Una Constitución Política de un Estado, aunque parezca obvio decirlo, es un ordenamiento básico o esencial duradero de la convivencia que fija el marco dentro del cual deben moverse los poderes públicos y la sociedad civil, marco relativamente abierto que ofrece un margen de maniobra adecuado a los operadores políticos y sociales que deben adoptar las decisiones de su responsabilidad sin traspasar el orden normativo constitucional consensuado, dentro del cual se aseguran los derechos fundamentales y sus garantías, el cual debe guiar en forma estable la vida de dicha sociedad, promoviendo la unidad y la integración y posibilitando los cambios necesarios para el desarrollo de dicha sociedad política.
La Constitución de 1980 tuvo el carácter originario de una Constitución otorgada por el régimen militar, que constituyó la imposición de un sector de la sociedad, el cual no fue un instrumento integrador ni de consenso, por lo que no podía ofrecer estabilidad alguna ni tampoco podía guiar los destinos de la sociedad chilena en forma duradera. Las reformas de 1989 fueron la base de una transición pacífica y pactada, donde los dos sectores antagónicos aceptan convivir bajo un texto con significativos enclaves autoritarios, los cuales después de un largo período de 19 años han podido desmontarse consensuadamente.

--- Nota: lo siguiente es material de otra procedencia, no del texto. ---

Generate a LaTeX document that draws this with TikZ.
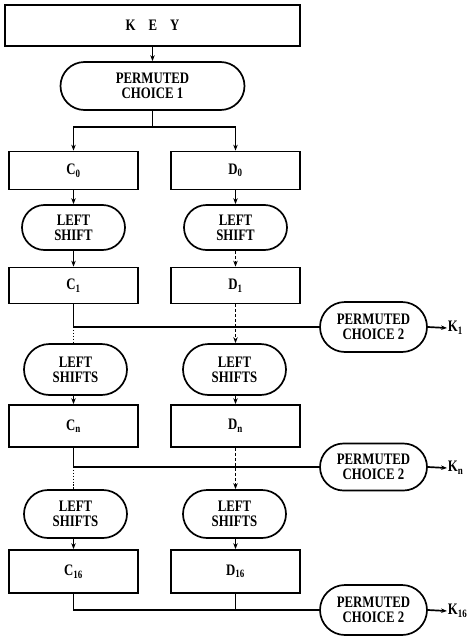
\documentclass[tikz,border=0pt]{standalone}
\usepackage{fontspec}
\setmainfont{Liberation Serif}[FakeStretch=0.8]
\usetikzlibrary{arrows.meta}
\begin{document}
\begin{tikzpicture}[x=1pt,y=-1pt, line width=1.7pt,
  txt/.style={font=\bfseries\fontsize{16}{15}\selectfont, align=center, inner sep=0pt},
  box/.style={txt, draw, rectangle, minimum width=129pt, minimum height=38pt},
  pill/.style={txt, draw, rectangle, rounded corners=#1, minimum height=2*#1},
  arr/.style={-{Stealth[length=6pt,width=4.5pt]}},
  dashline/.style={dash pattern=on 3pt off 2pt},
  dotline/.style={dash pattern=on 1.3pt off 1.6pt}]
\useasboundingbox (0,0) rectangle (474,640);
% nodes
\node[txt, draw, minimum width=295pt, minimum height=41pt] (key) at (152.5,25.5) {K\hspace{13pt}E\hspace{13pt}Y};
\node[pill=24pt, minimum width=184pt] (pc1) at (152.5,86) {PERMUTED\\CHOICE 1};
\coordinate (sp) at (152.5,127);
\node[box] (c0) at (73.5,170.5) {C\textsubscript{0}};
\node[box] (d0) at (235.5,170.5) {D\textsubscript{0}};
\node[pill=22.5pt, minimum width=103pt] (ls1c) at (73.5,227.5) {LEFT\\SHIFT};
\node[pill=22.5pt, minimum width=103pt] (ls1d) at (235.5,227.5) {LEFT\\SHIFT};
\node[box, minimum height=36pt] (c1) at (73.5,285.5) {C\textsubscript{1}};
\node[box, minimum height=36pt] (d1) at (235.5,285.5) {D\textsubscript{1}};
\coordinate (h1) at (73.5,327);
\node[pill=25pt, minimum width=107pt] (pca) at (373.5,327) {PERMUTED\\CHOICE 2};
\node[txt, anchor=west] (k1) at (447,328) {K\textsubscript{1}};
\node[pill=25.5pt, minimum width=103pt] (ls2c) at (75.5,369.5) {LEFT\\SHIFTS};
\node[pill=25.5pt, minimum width=103pt] (ls2d) at (234.5,369.5) {LEFT\\SHIFTS};
\node[box, minimum height=42pt] (cn) at (73.5,426) {C\textsubscript{n}};
\node[box, minimum height=42pt] (dn) at (235.5,426) {D\textsubscript{n}};
\coordinate (h2) at (73.5,467);
\node[pill=23.5pt, minimum width=107pt] (pcb) at (373.5,467) {PERMUTED\\CHOICE 2};
\node[txt, anchor=west] (kn) at (447,468) {K\textsubscript{n}};
\node[pill=24pt, minimum width=103pt] (ls3c) at (75.5,514) {LEFT\\SHIFTS};
\node[pill=24pt, minimum width=103pt] (ls3d) at (234.5,514) {LEFT\\SHIFTS};
\node[box, minimum height=43pt] (c16) at (73.5,571.5) {C\textsubscript{16}};
\node[box, minimum height=43pt] (d16) at (235.5,571.5) {D\textsubscript{16}};
\coordinate (h3) at (73.5,610);
\coordinate (j3) at (235.5,610);
\node[pill=25pt, minimum width=107pt] (pcc) at (373.5,610) {PERMUTED\\CHOICE 2};
\node[txt, anchor=west] (k16) at (447,611) {K\textsubscript{16}};
% connectors
\draw[arr] (key.south -| pc1.north) -- (pc1.north);
\draw (pc1.south) -- (sp);
\draw[arr] (sp) -| (c0.north);
\draw[arr] (sp) -| (d0.north);
\draw[arr] (c0.south) -- (ls1c.north -| c0.south);
\draw[arr] (d0.south) -- (ls1d.north -| d0.south);
\draw[arr] (ls1c.south -| c1.north) -- (c1.north);
\draw[arr, dashline] (ls1d.south -| d1.north) -- (d1.north);
\draw (c1.south) -- (h1) -- (pca.west);
\draw[dotline] (h1) -- (ls2c.north -| h1);
\draw[arr, dashline] (d1.south) -- (ls2d.north -| d1.south);
\draw[arr] (ls2c.south -| cn.north) -- (cn.north);
\draw[arr] (ls2d.south -| dn.north) -- (dn.north);
\draw (cn.south) -- (h2) -- (pcb.west);
\draw[dotline] (h2) -- (ls3c.north -| h2);
\draw[arr, dashline] (dn.south) -- (ls3d.north -| dn.south);
\draw[arr] (ls3c.south -| c16.north) -- (c16.north);
\draw[arr] (ls3d.south -| d16.north) -- (d16.north);
\draw (c16.south) -- (h3) -- (pcc.west);
\draw (d16.south) -- (j3);
\draw[arr] (pca.east) -- (k1.west);
\draw[arr] (pcb.east) -- (kn.west);
\draw[arr] (pcc.east) -- (k16.west);
\end{tikzpicture}
\end{document}
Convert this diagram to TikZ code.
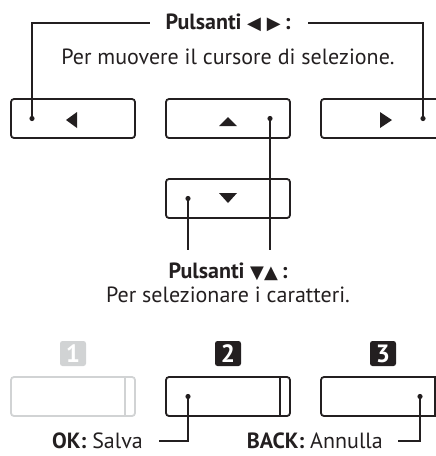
\documentclass[tikz,border=0pt]{standalone}
\usepackage{fontspec}
\setmainfont{PT Sans}
\newfontfamily\symfont{DejaVu Sans}
\definecolor{ink}{HTML}{231F20}
\definecolor{pale}{HTML}{D1D3D4}
\begin{document}
\begin{tikzpicture}[x=1pt,y=-1pt,
  btn/.style={draw=ink, line width=1.8pt, rounded corners=3pt, minimum width=124pt, minimum height=39pt, inner sep=0pt},
  numbox/.style={fill=ink, rounded corners=2.5pt, minimum width=26pt, minimum height=25pt, inner sep=0pt, text=white, font=\fontsize{25}{26}\selectfont\bfseries},
  lbl/.style={text=ink, font=\fontsize{22}{26}\selectfont, inner sep=0pt},
  ttl/.style={text=ink, font=\fontsize{22}{26}\selectfont\bfseries, inner sep=0pt},
  conn/.style={draw=ink, line width=1.1pt},
  dot/.style={fill=ink},
  tri/.style={fill=ink}]
\useasboundingbox (0,0) rectangle (436,456);
\clip (0,0) rectangle (436,456);
% top buttons
\node[btn] (bl) at (73,118.5) {};
\node[btn] (bu) at (228,118.5) {};
\node[btn] (br) at (383,118.5) {};
\node[btn] (bd) at (228,198.5) {};
% arrows in buttons
\fill[tri] (66,120) -- (77,112) -- (77,128) -- cycle;
\fill[tri] (219,126) -- (237,126) -- (228,117) -- cycle;
\fill[tri] (392,120) -- (380,112) -- (380,128) -- cycle;
\fill[tri] (219,193) -- (237,193) -- (228,203) -- cycle;
% dots
\coordinate (dl) at (32,118.5);
\coordinate (du) at (270,118.5);
\coordinate (dr) at (423,118.5);
\coordinate (dd) at (188,198.5);
\foreach \d in {dl,du,dr,dd} \fill[dot] (\d) circle (2.6pt);
% title 1
\node[ttl] (t1) at (228,23) {Pulsanti {\symfont\fontsize{18}{18}\selectfont ◀\,\,▶}\,:};
\node[lbl] (s1) at (228,57) {Per muovere il cursore di selezione.};
\draw[conn] (dl) |- ([xshift=-15pt]t1.west);
\draw[conn] (dr) |- ([xshift=17pt]t1.east);
% title 2
\node[ttl] (t2) at (228,272) {Pulsanti {\symfont\fontsize{18}{18}\selectfont ▼▲}\,:};
\node[lbl] (s2) at (228,295) {Per selezionare i caratteri.};
\coordinate (e1) at (188,250);
\coordinate (e2) at (270,250);
\draw[conn] (dd) -- (e1);
\draw[conn] (du) -- (e2);
% bottom number boxes
\node[numbox, fill=pale] (n1) at (73,353.5) {1};
\node[numbox] (n2) at (228,353.5) {2};
\node[numbox] (n3) at (383,353.5) {3};
% bottom buttons
\node[btn, draw=pale] (f1) at (73,396.5) {};
\node[btn] (f2) at (228,396.5) {};
\node[btn] (f3) at (383,396.5) {};
\draw[pale, line width=1.8pt] ([xshift=-11pt]f1.north east) -- ([xshift=-11pt]f1.south east);
\draw[ink, line width=1.8pt] ([xshift=-11pt]f2.north east) -- ([xshift=-11pt]f2.south east);
\draw[ink, line width=1.8pt] ([xshift=-11pt]f3.north east) -- ([xshift=-11pt]f3.south east);
\coordinate (d2) at (188,396.5);
\coordinate (d3) at (420,396.5);
\fill[dot] (d2) circle (2.6pt);
\fill[dot] (d3) circle (2.6pt);
\node[lbl, anchor=east] (ok) at (143,441) {\textbf{OK:} Salva};
\node[lbl, anchor=east] (bk) at (383,441) {\textbf{BACK:} Annulla};
\draw[conn] (d2) |- ([xshift=16pt]ok.east);
\draw[conn] (d3) |- ([xshift=15pt]bk.east);
\end{tikzpicture}
\end{document}
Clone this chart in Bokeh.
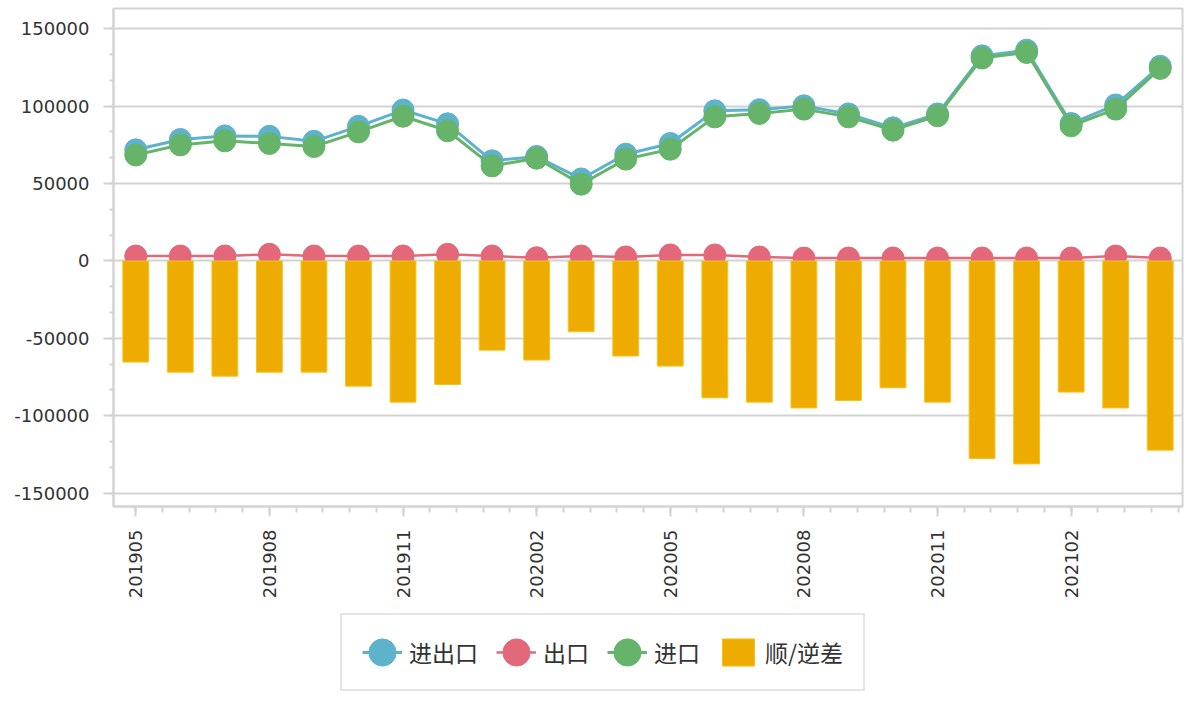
import numpy as np
from bokeh.plotting import figure
from bokeh.layouts import column
from bokeh.models import (Range1d, FixedTicker, Legend, LegendItem, ColumnDataSource)
from bokeh.embed import file_html
from bokeh.resources import INLINE

months = ["201905", "201906", "201907", "201908", "201909", "201910", "201911", "201912",
          "202001", "202002", "202003", "202004", "202005", "202006", "202007", "202008",
          "202009", "202010", "202011", "202012", "202101", "202102", "202103", "202104"]
total = [71800, 78500, 80800, 80500, 77300, 87000, 97500, 88600, 64700, 67500, 53000, 69000,
         75900, 97000, 97700, 100200, 95000, 86000, 95000, 132500, 136200, 88800, 100800, 125800]
exports = [3200, 3200, 3200, 4300, 3200, 3200, 3200, 4300, 3200, 2100, 3200, 2600,
           3900, 3900, 2600, 1900, 1900, 1900, 1900, 1900, 1900, 1900, 3200, 1900]
imports = [68500, 75000, 77600, 75900, 73900, 83400, 93500, 84100, 61400, 66400, 49600, 65800,
           72200, 93100, 95300, 98100, 93100, 84500, 93800, 131100, 134700, 87300, 98100, 124400]
balance = [-65300, -71800, -74400, -71800, -71800, -80850, -91200, -79800, -57600, -64000,
           -45700, -61400, -67900, -88400, -91200, -94900, -90100, -81900, -91200, -127600,
           -131100, -84700, -94900, -122200]
labels = ["进出口", "出口", "进口", "顺/逆差"]
y_ticks = [-150000, -100000, -50000, 0, 50000, 100000, 150000]
x_ticks_every = 3

BLUE = "#5DB2CC"
RED = "#E2687A"
GREEN = "#66B46A"
GOLD = "#EEAB00"
GRID = "#d3d3d3"
TXT = "#333333"

xs = list(range(len(months)))
src = ColumnDataSource(dict(x=xs, total=total, exports=exports, imports=imports, balance=balance))


def add_series(fig):
    ms = dict(width=22, height=22, width_units="screen", height_units="screen")
    l_tot = fig.line("x", "total", source=src, line_color=BLUE, line_width=3)
    m_tot = fig.ellipse("x", "total", source=src, fill_color=BLUE, line_color=BLUE, **ms)
    l_imp = fig.line("x", "imports", source=src, line_color=GREEN, line_width=3)
    m_imp = fig.ellipse("x", "imports", source=src, fill_color=GREEN, line_color=GREEN, **ms)
    l_exp = fig.line("x", "exports", source=src, line_color=RED, line_width=2.5)
    m_exp = fig.ellipse("x", "exports", source=src, fill_color=RED, line_color=RED, **ms)
    bars = fig.vbar(x="x", top="balance", bottom=0, width=0.58, source=src,
                    fill_color=GOLD, line_color="#F3C51A", line_width=1)
    return [[l_tot, m_tot], [l_exp, m_exp], [l_imp, m_imp], [bars]]


p = figure(width=1186, height=606, output_backend="svg", toolbar_location=None,
           x_range=Range1d(-0.5, len(months) - 0.5), y_range=Range1d(-158600, 163100),
           min_border_left=113, min_border_right=4, min_border_top=8, min_border_bottom=100)
p.background_fill_color = "white"
p.border_fill_color = "white"
p.outline_line_color = GRID
p.outline_line_width = 2
add_series(p)

p.xgrid.visible = False
p.ygrid.grid_line_color = GRID
p.ygrid.grid_line_width = 2

major_x = list(range(0, len(months), x_ticks_every))
p.xaxis.ticker = FixedTicker(ticks=major_x, minor_ticks=[i * 0.6 for i in range(40)])
p.xaxis.major_label_overrides = {i: months[i] for i in major_x}
p.xaxis.major_label_orientation = np.pi / 2
p.xaxis.major_label_standoff = 13
p.xaxis.minor_tick_out = 6

p.yaxis.ticker = FixedTicker(ticks=y_ticks,
                             minor_ticks=[k * 50000 / 3 for k in range(-9, 10)])
p.yaxis.major_label_overrides = {t: str(t) for t in y_ticks}
p.yaxis.major_label_standoff = 14
p.yaxis.minor_tick_out = 4

for ax in (p.xaxis, p.yaxis):
    ax.axis_line_color = GRID
    ax.axis_line_width = 2
    ax.major_tick_line_color = GRID
    ax.major_tick_line_width = 2
    ax.minor_tick_line_color = GRID
    ax.minor_tick_line_width = 2
    ax.major_tick_out = 10
    ax.major_tick_in = 0
    ax.minor_tick_in = 0
    ax.major_label_text_font = "DejaVu Sans"
    ax.major_label_text_font_size = "18px"
    ax.major_label_text_color = TXT

# legend strip (its own renderers sit outside its ranges, only the legend shows)
q = figure(width=1186, height=92, output_backend="svg", toolbar_location=None,
           x_range=Range1d(1000, 1001), y_range=Range1d(1000, 1001),
           x_axis_location=None, y_axis_location=None,
           min_border_left=0, min_border_right=0, min_border_top=0, min_border_bottom=0)
q.grid.visible = False
q.outline_line_color = None
q.background_fill_color = "white"
q.border_fill_color = "white"
groups = add_series(q)

legend = Legend(items=[LegendItem(label=lab, renderers=g) for lab, g in zip(labels, groups)],
                orientation="horizontal", location=(227, 7))
legend.glyph_width = 40
legend.glyph_height = 34
legend.label_standoff = 7
legend.spacing = 18
legend.padding = 20
legend.margin = 0
legend.border_line_color = "#cccccc"
legend.border_line_width = 2
legend.label_text_font = "Noto Sans CJK SC"
legend.label_text_font_size = "23px"
legend.label_text_color = TXT
legend.background_fill_color = "white"
legend.background_fill_alpha = 1
q.add_layout(legend, "center")

layout = column(p, q, spacing=0)
open("out.html", "w").write(file_html(layout, INLINE))
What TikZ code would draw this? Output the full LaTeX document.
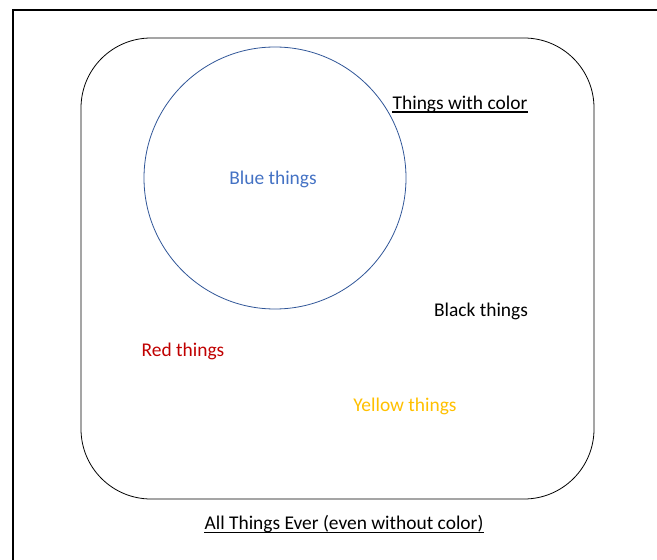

Podemos señalar que de la Constitución original de 1980 que dan algunos aspectos de bases de la institucionalidad y de los derechos fundamentales y sus garantías. Las reformas aprobadas en 2005 pusieron fin a la transición en el ámbito del estatuto del poder estatal, eliminando todos los enclaves autoritarios. Sin embargo, quedo un aspecto muy significativo en el ámbito de la generación del poder estatal que sigue siendo una institución impuesta y contraria a la voluntad de la mayoría: el sui géneris sistema electoral binominal para las elecciones parlamentarias, con un curioso estatuto de ley orgánica pero con quórum de reforma constitucional, una nueva creación nacional. A su vez, hemos mejorado notablemente el sistema de jurisdicción constitucional.
Nos alegramos por haber recuperado un sistema institucional democrático propio del siglo XX, pero con un sistema electoral que impide la representación adecuada de la ciudadanía y una participación efectiva en la determinación de sus representantes, marginando a todos los que no están en los dos bloques mayoritarios.
Sin embargo, es necesario señalar que hemos asumido los desafíos del siglo XXI: no tenemos una institucionalidad de mucha calidad democrática, el tema de la participación ciudadana en el ámbito regional es un asunto que espera que se asuma realmente, la ausencia de mecanismos de democracia participativa es otro déficit institucional. En un mundo globalizado, nuestro sistema de relaciones de derecho interno y derecho internacional es deficiente si miramos sólo nuestro entorno de América del Sur, la garantía de los derechos humanos es aún muy deficiente, como asimismo no hemos logrado la madurez suficiente para recepcionar el Tribunal Penal Internacional ni la Convención sobre desapariciones forzadas de personas, para solo mencionar un aspecto.
Por otra parte, terminado el proceso de transición a un sistema constitucional democrático, es necesario ahora abordar el tema de la estabilidad, eficiencia y eficacia del tipo de gobierno democrático que el país necesita para procesar las decisiones para avanzar al desarrollo social, económico y cultural, donde los eventuales conflictos puedan abordarse y resolverse democráticamente. Ya en la Cámara de Diputados se avanzó algo con la comisión especial de régimen político, cuyos estudios quedaron durmiendo, dada la urgencia de las otras reformas que hoy están concluidas.
La democracia constitucional es siempre un sistema perfectible y la nuestra no es una excepción, quedando aún mucho trabajo por delante para darnos hoy por satisfechos. No es la hora de quedarse dormido en los laureles por el paso importante y consensuado, pero aún limitado de nuestro desarrollo institucional.